A drill collar is a thick-walled tubular component that provides a passage to pumping drilling fluids and a mechanical protection for sensing, power supply, communication, and control devices. Multiple collars can be screwed together along with other downhole tools to make a bottomhole assembly (BHA). Radially oriented ports are often used in the wall of a collar for various reasons. These ports could be susceptible to fatigue-induced failures when a BHA has to undergo a large number of revolutions in a curved well. A cracked port could result in leakage, thereby causing flood damage to the internal devices, which are supposed to be protected from drilling fluid. Understanding the risk of fatigue cracking of a collar port is an important part of BHA design and well planning.

The total fatigue life of a port can be considered as a summation of the crack initiation life, which is consumed to nucleate a dominant crack with a minimum detectable size, and the crack growth life, which is measured as the crack grows from the minimum detectable size until it reaches the seal. Prediction of the initiation life is expected to be conservative due to the many uncertainties involved. As a result, solely relying on the predicted initiation life to retire a port and the entire collar is not cost effective. A more economical way of port fatigue management is to compute the crack growth life based on a minimum detectable crack size and use this life as the inspection interval. If a crack is detected during an inspection, a port is declared as failed because a cracked port cannot be repaired with the same strength. Otherwise, the port can last at least until the next scheduled inspection.

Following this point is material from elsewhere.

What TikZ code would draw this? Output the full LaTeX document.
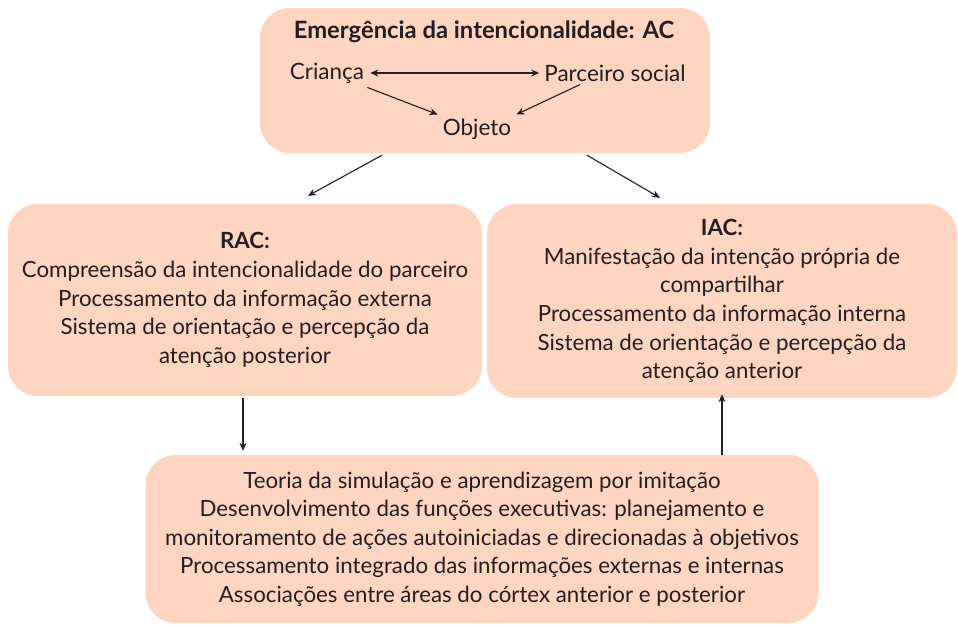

In this study, a fracture-mechanics-based method is developed to predict the fatigue crack growth (FCG) life of a collar port subjected to constant-amplitude cyclic bending. It is assumed that a prescribed corner crack with a minimum detectable size lies in a plane perpendicular to the collar axis. It intersects with the collar outside surface and the port wall surface. The crack front follows an elliptical function. The stress intensity factors (SIFs) along the crack front are numerically computed with finite element analysis (FEA) at the two endpoints, respectively. A response surface of the SIF is generated by assigning a set of predetermined crack fronts based on incrementally advancing positions of the two endpoints. It is then used to determine the SIFs at these points throughout all crack growth increments. The Paris law is utilized to describe the FCG rate of the collar material, whereby, along with the SIFs computed, the crack growth life and the associated crack front shape are incrementally determined. To validate the newly developed method, a test apparatus is developed to apply constant-amplitude cyclic bending to a collar specimen that contains a through-hole in the middle. The predicted growth rate for the crack on the collar outside surface agrees favorably well with the test data. The computed crack front before rupture is also in good agreement with the experimental measurement.